The CEO’s Journey: Founder Chronicles #22

Back to back calls since 7:00 am, a dumb argument with my co-founder, component delays that threaten the delivery schedule, never ending &%#$@ pitches for funding, 20 minutes of hand-holding with that angry customer… always so much more to do than hours in the day. My shoulders are knotted up and my head is filled with hornets. Ugh. I forgot to eat again.

Zuko, official Scollar mascot, with CEO, Lisa Tamayo

At my feet, Zuko, the sweetest Golden Retriever who ever lived, is smiling up at me with those expectant eyes. Good idea, buddy. Time for some fresh air and exercise. While Zuko sniffs the rose bushes near the sidewalk, I open the Spotify app and click play for Sledgehammer by Rihanna, allowing it to fill my head completely. As we walk, my shoulders sag and I sigh deeply. Breathe in. Be the sledgehammer, Lisa. Breathe out. The anchor. The leader. Breathe in. The CEO. Lead this company or lose it. Breathe out. Progress… we are making progress… excellent progress. Sigh again. Every day is a proving ground, molding me into the CEO that can build Scollar into everything I envision. Keep walking. Remember to breathe.

“I hit a wall…” perfectly describes the journey a person takes molding their idea into a viable business. The sheer volume of tears I have shed building Scollar could indeed fill a swimming pool. I’ve lost count of my many crashes into that wall… always testing my resolve, my commitment. All founders, both male and female, brace for the onslaught of obstacles, making painful contact with that wall over and over again.

There is considerable debate these days about gender bias in VC firms, hiring, and pay. Binary Capital and 500 Startups exposed the tip of the sexual harassment iceberg and President Trump gets rounded on for commenting about Brigitte Macron’s physique. Female CEOs, turning up more frequently in business, are examined, and judged. It is tempting to weigh in on these discussions. I have raised two daughters and I certainly am no stranger to gender bias.

But, honestly, these discussions are so much noise in my completely overwhelming life as CEO of Scollar. I have hundreds of customers waiting for smart collars, a growing team relying on my calm objectivity and thorough understanding of the business, and a growing pool of investors demanding higher revenues. My growth advisor, Frumi, challenges my assumptions at every turn, molding me like a lump of clay. Building a business is grueling. Period. After two years as CEO of a hardware startup, my arms are finally strong enough to wield the sledgehammer.

“You’re just another brick and I’m a sledgehammer” pours through my earbuds. I’m a sledgehammer. A pile driver. A force of nature. Pounding my way through obstacles until I cease to need the actual hammer, transforming myself into the kind of force that bricks just get out of the way for. Does this seem unfeminine? Does it matter? Anyone foolish enough to dream big faces the same wall.
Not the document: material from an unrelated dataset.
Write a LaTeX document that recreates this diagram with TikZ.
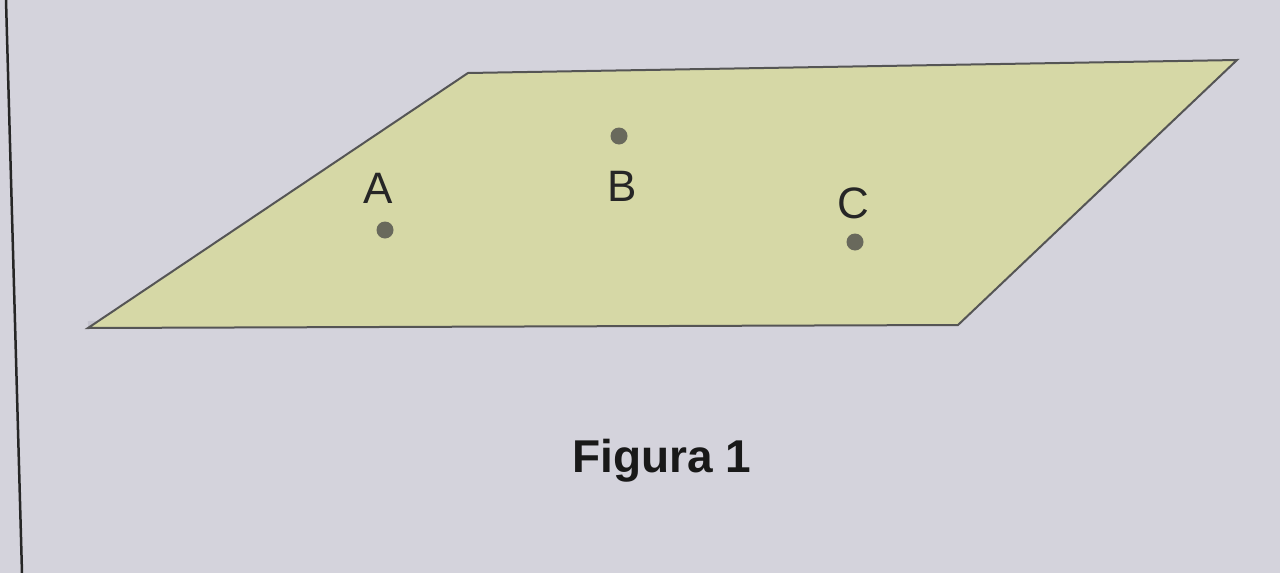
\documentclass[tikz,border=0pt]{standalone}
\usepackage{fontspec}
\setmainfont{Liberation Sans}
\definecolor{bg}{RGB}{212,211,220}
\definecolor{planefill}{RGB}{214,216,166}
\definecolor{edge}{RGB}{85,85,85}
\definecolor{dotc}{RGB}{105,105,92}
\definecolor{shadowc}{RGB}{196,195,206}
\begin{document}
\begin{tikzpicture}[x=1pt,y=-1pt,
  pt/.style={circle,fill=dotc,inner sep=0pt,minimum size=17pt},
  lab/.style={inner sep=0pt,font=\fontsize{44}{48}\selectfont,text=black!85},
  caption/.style={inner sep=0pt,font=\fontsize{46}{50}\selectfont\bfseries,text=black!90}]
\useasboundingbox (0,0) rectangle (1280,573);
\fill[bg] (0,0) rectangle (1280,573);
% frame line at left
\coordinate (f1) at (6,0);
\coordinate (f2) at (22,573);
\draw[line width=2.5pt,black!85] (f1) -- (f2);
% plane
\coordinate (p1) at (88,328);
\coordinate (p2) at (468,73);
\coordinate (p3) at (1237,60);
\coordinate (p4) at (958,325);
\draw[line width=6pt,shadowc] ([yshift=4pt]p1) -- ([yshift=4pt]p4);
\filldraw[fill=planefill,draw=edge,line width=2pt,line join=miter] (p1) -- (p2) -- (p3) -- (p4) -- cycle;
% points
\node[pt] (A) at (385,230) {};
\node[pt] (B) at (619,136) {};
\node[pt] (C) at (855,242) {};
\node[lab] (lA) at (378,188) {A};
\node[lab] (lB) at (622,186) {B};
\node[lab] (lC) at (853,203) {C};
\node[caption] (fig) at (662,461) {Figura 1};
\end{tikzpicture}
\end{document}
The inaugural class of LAUNCH Female Founder University

Ultimately, I will be remembered for the mastery of my leadership at Scollar, not the color of my lipstick. My gender is nothing more than a tantalizing sound bite. My recent participation in LAUNCH Female Founder University with Jason Calacanis further cemented my belief. I was ecstatic to be included in the very first Female Founder University with 50 women CEOs in the Goldilocks stage of growth. I was simultaneously dreading two days of incubator “lite” with the fairer sex. It’s fascinating that I was not afraid I didn’t belong with all those powerful women, but worried that we would all be forced into the “girl” box of lowered expectations. Jason and his team expected each of us to bring our A game… and guess what… we all did. My head was swiveling sideways after those two days. No gender bias here, thank you very much. Just 50 dedicated CEOs confronting that wall every day.

Two miles later, Zuko is panting and my thoughts are clearing. My journey as CEO is equal parts skill, hard work, flexibility, and persistence. Sometimes my sledgehammer demolishes an obstacle on the first swing and other times my progress on that wall is measured in millimeters. So I take off my earbuds and sit back down at my desk, sizing up the challenges in front of Scollar. Time to remind the wall who I am. Watch out all you bricks, I am a sledgehammer and I am coming for you.